Errant casts from both me and my fishing partner where usually greeted with the same advice that Nato delivered to Rachel.
“Leave it,” the guide would say. “Fish it through.”
And, of course, not every crappy cast resulted in a hookup, but enough did to make both anglers in the cataraft fish nearly every cast through its entire drift. My fishing partner for the day landed a 22-inch in rainbow on a cast that nearly took the guide’s head off on the backcast. It landed well short of the intended run, but a hungry trout has no idea who’s on the rod when a fly somehow drifts right through its sweet spot.

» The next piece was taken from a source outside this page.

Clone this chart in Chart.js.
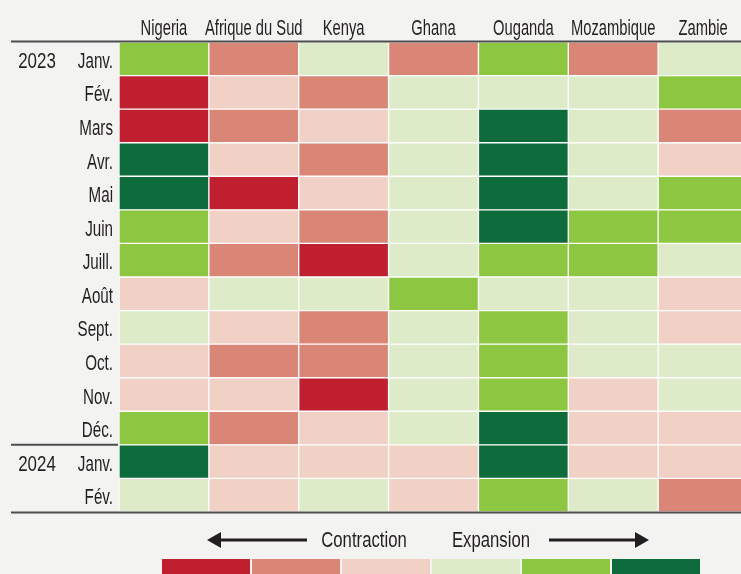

It’s a good lesson to learn. Fish almost every cast you make. Every time.
Comments
Glenn Dotter replied on Permalink
Chris is absolutely right. A fly on the water stands a far better chance of catching a fish than a fly in the air. Fish the drift even if you think it was a lousy cast. The fish will tell you if it was a good cast. They are the judge, the jury, and the executioner. Sometimes that's "perfect" cast wasnt so "perfect".
Way to go Chris!
Tom Panek replied on Permalink
I tried to get a friend of mine to understand this one day. He wasn't having much luck, so I put him on a small bucket that consistently produes two or three trout. I advised him no matter where his cast landed to just leave it. "Fish the cast," I told him, whcih is one of my axioms. He didn't get it. Afet a near miss, and an aborted attempt to put a cast in exactly the same spot, he ripped the fly off the water, despite my telling him to leave it. A third bad cast put all the fish down, and he was done.
Fish the cast. Even if it's far off the mark, a trout will cross the run to get a meal. And if it doesn't, you still get another chance. Let your fly float out of the zone before you pick it up.